DATA EXCERPT:
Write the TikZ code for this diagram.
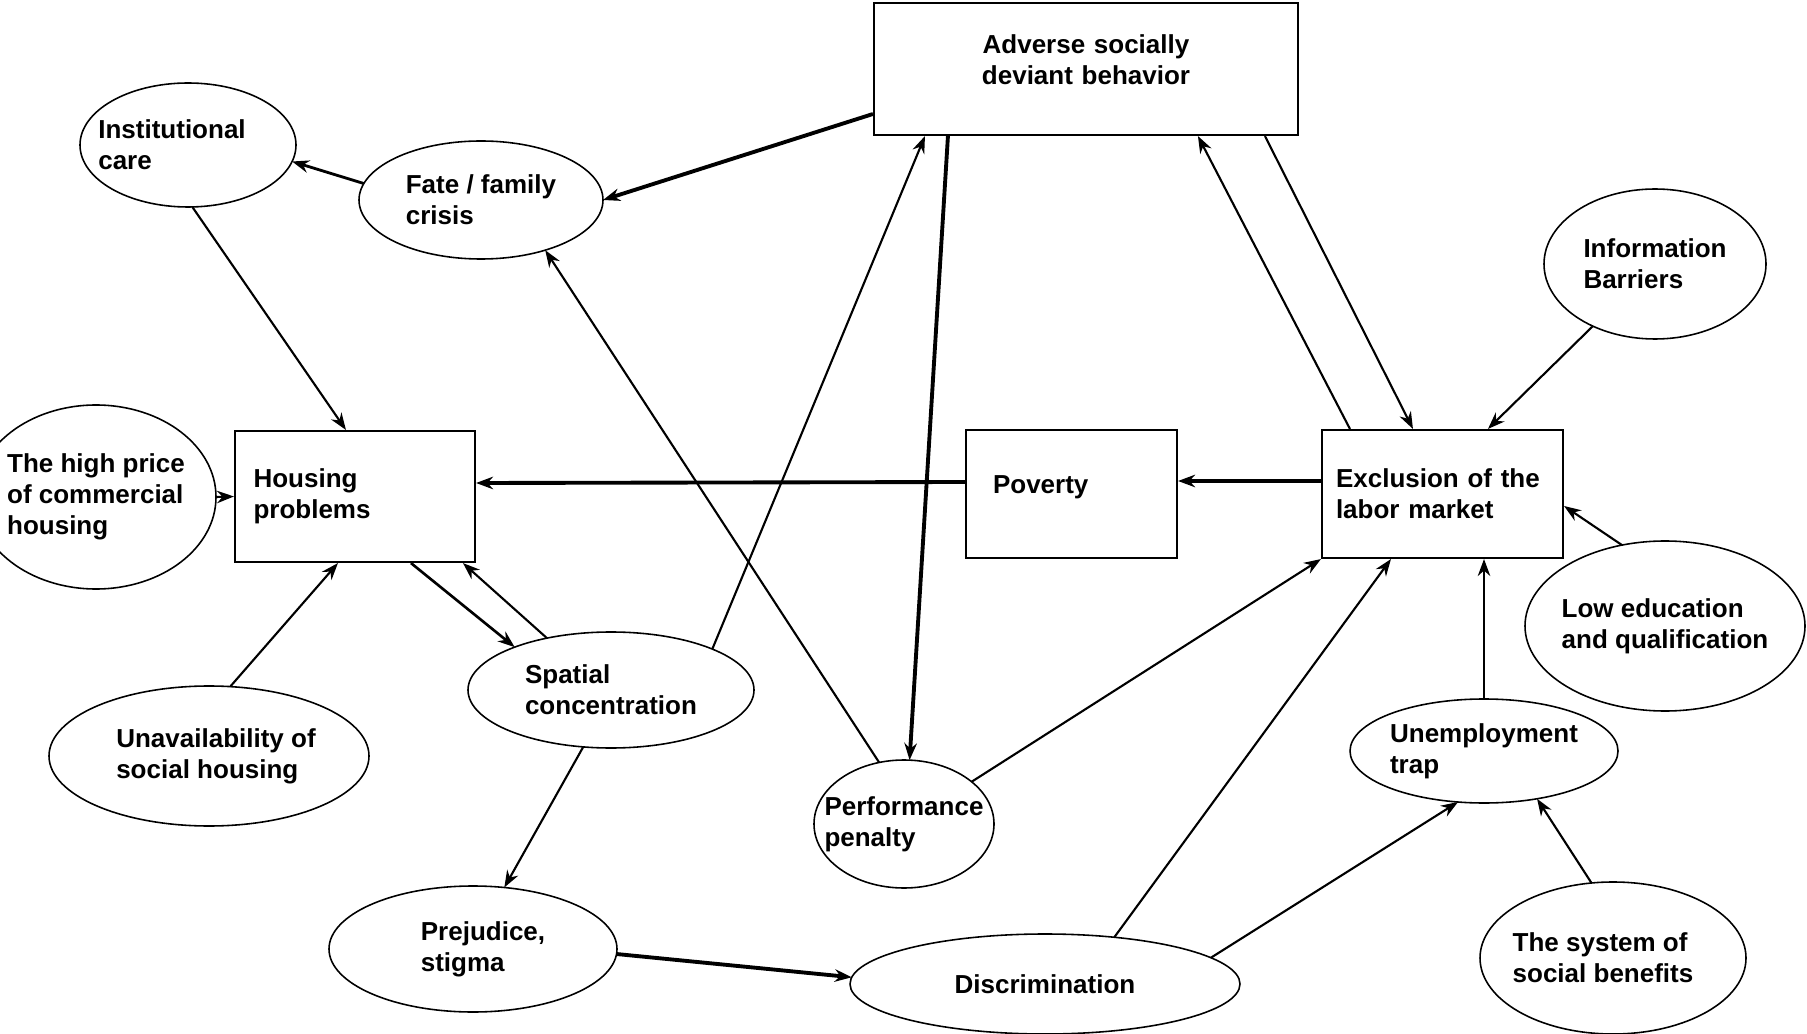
\documentclass[tikz,border=0pt]{standalone}
\usepackage{fontspec}
\setmainfont{Liberation Sans}
\usetikzlibrary{shapes.geometric, arrows.meta}

\begin{document}
\begin{tikzpicture}[
    font=\bfseries\fontsize{7.4}{8.8}\selectfont,
    box/.style={rectangle, draw, line width=0.6pt, align=left},
    oval/.style={ellipse, draw, line width=0.45pt, inner sep=0pt, outer sep=0pt},
    every label/.style={align=left, inner sep=0pt},
    arr/.style={-{Stealth[length=1.7mm, width=1.25mm]}, line width=0.6pt},
    heavy/.style={arr, line width=1.1pt},
]
    \useasboundingbox (0,0) rectangle (18.07,-10.34);
    % Boxes
    \node[box, align=center, text width=3.9cm, inner xsep=0.17cm, minimum height=1.32cm, text depth=0.5cm] (adv) at (10.86,-0.69) {Adverse socially\\deviant behavior};
    \node[box, text width=2.03cm, inner xsep=0.185cm, minimum height=1.31cm] (housing) at (3.55,-4.965) {Housing\\problems};
    \node[box, text width=1.57cm, inner xsep=0.27cm, minimum height=1.28cm, text depth=0.19cm] (poverty) at (10.715,-4.94) {Poverty};
    \node[box, text width=2.13cm, inner xsep=0.14cm, minimum height=1.28cm] (excl) at (14.425,-4.94) {Exclusion of the\\labor market};
    % Ellipses, left part
    \node[oval, minimum width=2.16cm, minimum height=1.24cm, label={[xshift=-0.16cm]center:{Institutional\\care}}] (inst) at (1.88,-1.45) {};
    \node[oval, minimum width=2.44cm, minimum height=1.18cm, label={center:{Fate / family\\crisis}}] (fate) at (4.81,-2.00) {};
    \node[oval, minimum width=2.40cm, minimum height=1.84cm, label={center:{The high price\\of commercial\\housing}}] (price) at (0.96,-4.97) {};
    \node[oval, minimum width=3.20cm, minimum height=1.40cm, label={[xshift=0.07cm]center:{Unavailability of\\social housing}}] (unavail) at (2.09,-7.56) {};
    \node[oval, minimum width=2.86cm, minimum height=1.16cm, label={center:{Spatial\\concentration}}] (spatial) at (6.11,-6.90) {};
    \node[oval, minimum width=2.88cm, minimum height=1.26cm, label={[xshift=0.1cm]center:{Prejudice,\\stigma}}] (prej) at (4.73,-9.49) {};
    % Ellipses, right part
    \node[oval, minimum width=1.80cm, minimum height=1.28cm, label={center:{Performance\\penalty}}] (perf) at (9.04,-8.24) {};
    \node[oval, minimum width=3.90cm, minimum height=1.00cm, label={center:{Discrimination}}] (discr) at (10.45,-9.84) {};
    \node[oval, minimum width=2.68cm, minimum height=1.04cm, label={center:{Unemployment\\trap}}] (trap) at (14.84,-7.51) {};
    \node[oval, minimum width=2.66cm, minimum height=1.52cm, label={[xshift=-0.1cm]center:{The system of\\social benefits}}] (benefit) at (16.13,-9.58) {};
    \node[oval, minimum width=2.80cm, minimum height=1.70cm, label={center:{Low education\\and qualification}}] (lowedu) at (16.65,-6.26) {};
    \node[oval, minimum width=2.22cm, minimum height=1.50cm, label={center:{Information\\Barriers}}] (info) at (16.55,-2.64) {};
    % Connectors around housing
    \draw[heavy] ([yshift=-0.45cm]adv.west) -- (fate.east);
    \draw[arr, line width=0.8pt] (fate.172) -- (inst.351);
    \draw[arr] (inst.274) -- ([xshift=1.12cm]housing.north west);
    \draw[arr] (price.east) -- (housing.west);
    \draw[arr] (unavail.73) -- ([xshift=1.04cm]housing.south west);
    \draw[arr, line width=0.75pt] ([xshift=1.77cm]housing.south west) -- (spatial.156);
    \draw[arr] (spatial.141) -- ([xshift=2.29cm]housing.south west);
    \draw[heavy] ([yshift=0.12cm]poverty.west) -- ([yshift=0.135cm]housing.east);
    \draw[heavy] ([yshift=0.13cm]excl.west) -- ([yshift=0.13cm]poverty.east);
    % Connectors through the middle
    \draw[arr] (spatial.22) -- ([xshift=0.52cm]adv.south west);
    \draw[heavy] ([xshift=0.75cm]adv.south west) -- (perf.85);
    \draw[arr] (perf.112) -- (fate.322);
    \draw[arr] ([xshift=0.29cm]excl.north west) -- ([xshift=3.25cm]adv.south west);
    \draw[arr] ([xshift=3.92cm]adv.south west) -- ([xshift=0.92cm]excl.north west);
    \draw[arr] (spatial.244) -- (prej.63);
    \draw[heavy] (prej.358) -- (discr.178);
    % Connectors into the labor market
    \draw[arr] (info.225) -- ([xshift=1.67cm]excl.north west);
    \draw[arr] (lowedu.118) -- ([yshift=-0.12cm]excl.east);
    \draw[arr] (trap.north) -- (trap.north |- excl.south);
    \draw[arr] (perf.32) -- (excl.south west);
    \draw[arr] (discr.34) -- ([xshift=0.70cm]excl.south west);
    \draw[arr] (discr.9) -- (trap.243);
    \draw[arr] (benefit.106) -- (trap.318);
\end{tikzpicture}
\end{document}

REQUIREMENT: Transcribe all of the material exactly, leaving out whatever pictures it contains.

ANSWER TO THIS TASK:
Write the TikZ code for this diagram.
\documentclass[tikz,border=0pt]{standalone}
\usepackage{fontspec}
\setmainfont{Liberation Sans}
\usetikzlibrary{shapes.geometric, arrows.meta}

\begin{document}
\begin{tikzpicture}[
    font=\bfseries\fontsize{7.4}{8.8}\selectfont,
    box/.style={rectangle, draw, line width=0.6pt, align=left},
    oval/.style={ellipse, draw, line width=0.45pt, inner sep=0pt, outer sep=0pt},
    every label/.style={align=left, inner sep=0pt},
    arr/.style={-{Stealth[length=1.7mm, width=1.25mm]}, line width=0.6pt},
    heavy/.style={arr, line width=1.1pt},
]
    \useasboundingbox (0,0) rectangle (18.07,-10.34);
    % Boxes
    \node[box, align=center, text width=3.9cm, inner xsep=0.17cm, minimum height=1.32cm, text depth=0.5cm] (adv) at (10.86,-0.69) {Adverse socially\\deviant behavior};
    \node[box, text width=2.03cm, inner xsep=0.185cm, minimum height=1.31cm] (housing) at (3.55,-4.965) {Housing\\problems};
    \node[box, text width=1.57cm, inner xsep=0.27cm, minimum height=1.28cm, text depth=0.19cm] (poverty) at (10.715,-4.94) {Poverty};
    \node[box, text width=2.13cm, inner xsep=0.14cm, minimum height=1.28cm] (excl) at (14.425,-4.94) {Exclusion of the\\labor market};
    % Ellipses, left part
    \node[oval, minimum width=2.16cm, minimum height=1.24cm, label={[xshift=-0.16cm]center:{Institutional\\care}}] (inst) at (1.88,-1.45) {};
    \node[oval, minimum width=2.44cm, minimum height=1.18cm, label={center:{Fate / family\\crisis}}] (fate) at (4.81,-2.00) {};
    \node[oval, minimum width=2.40cm, minimum height=1.84cm, label={center:{The high price\\of commercial\\housing}}] (price) at (0.96,-4.97) {};
    \node[oval, minimum width=3.20cm, minimum height=1.40cm, label={[xshift=0.07cm]center:{Unavailability of\\social housing}}] (unavail) at (2.09,-7.56) {};
    \node[oval, minimum width=2.86cm, minimum height=1.16cm, label={center:{Spatial\\concentration}}] (spatial) at (6.11,-6.90) {};
    \node[oval, minimum width=2.88cm, minimum height=1.26cm, label={[xshift=0.1cm]center:{Prejudice,\\stigma}}] (prej) at (4.73,-9.49) {};
    % Ellipses, right part
    \node[oval, minimum width=1.80cm, minimum height=1.28cm, label={center:{Performance\\penalty}}] (perf) at (9.04,-8.24) {};
    \node[oval, minimum width=3.90cm, minimum height=1.00cm, label={center:{Discrimination}}] (discr) at (10.45,-9.84) {};
    \node[oval, minimum width=2.68cm, minimum height=1.04cm, label={center:{Unemployment\\trap}}] (trap) at (14.84,-7.51) {};
    \node[oval, minimum width=2.66cm, minimum height=1.52cm, label={[xshift=-0.1cm]center:{The system of\\social benefits}}] (benefit) at (16.13,-9.58) {};
    \node[oval, minimum width=2.80cm, minimum height=1.70cm, label={center:{Low education\\and qualification}}] (lowedu) at (16.65,-6.26) {};
    \node[oval, minimum width=2.22cm, minimum height=1.50cm, label={center:{Information\\Barriers}}] (info) at (16.55,-2.64) {};
    % Connectors around housing
    \draw[heavy] ([yshift=-0.45cm]adv.west) -- (fate.east);
    \draw[arr, line width=0.8pt] (fate.172) -- (inst.351);
    \draw[arr] (inst.274) -- ([xshift=1.12cm]housing.north west);
    \draw[arr] (price.east) -- (housing.west);
    \draw[arr] (unavail.73) -- ([xshift=1.04cm]housing.south west);
    \draw[arr, line width=0.75pt] ([xshift=1.77cm]housing.south west) -- (spatial.156);
    \draw[arr] (spatial.141) -- ([xshift=2.29cm]housing.south west);
    \draw[heavy] ([yshift=0.12cm]poverty.west) -- ([yshift=0.135cm]housing.east);
    \draw[heavy] ([yshift=0.13cm]excl.west) -- ([yshift=0.13cm]poverty.east);
    % Connectors through the middle
    \draw[arr] (spatial.22) -- ([xshift=0.52cm]adv.south west);
    \draw[heavy] ([xshift=0.75cm]adv.south west) -- (perf.85);
    \draw[arr] (perf.112) -- (fate.322);
    \draw[arr] ([xshift=0.29cm]excl.north west) -- ([xshift=3.25cm]adv.south west);
    \draw[arr] ([xshift=3.92cm]adv.south west) -- ([xshift=0.92cm]excl.north west);
    \draw[arr] (spatial.244) -- (prej.63);
    \draw[heavy] (prej.358) -- (discr.178);
    % Connectors into the labor market
    \draw[arr] (info.225) -- ([xshift=1.67cm]excl.north west);
    \draw[arr] (lowedu.118) -- ([yshift=-0.12cm]excl.east);
    \draw[arr] (trap.north) -- (trap.north |- excl.south);
    \draw[arr] (perf.32) -- (excl.south west);
    \draw[arr] (discr.34) -- ([xshift=0.70cm]excl.south west);
    \draw[arr] (discr.9) -- (trap.243);
    \draw[arr] (benefit.106) -- (trap.318);
\end{tikzpicture}
\end{document}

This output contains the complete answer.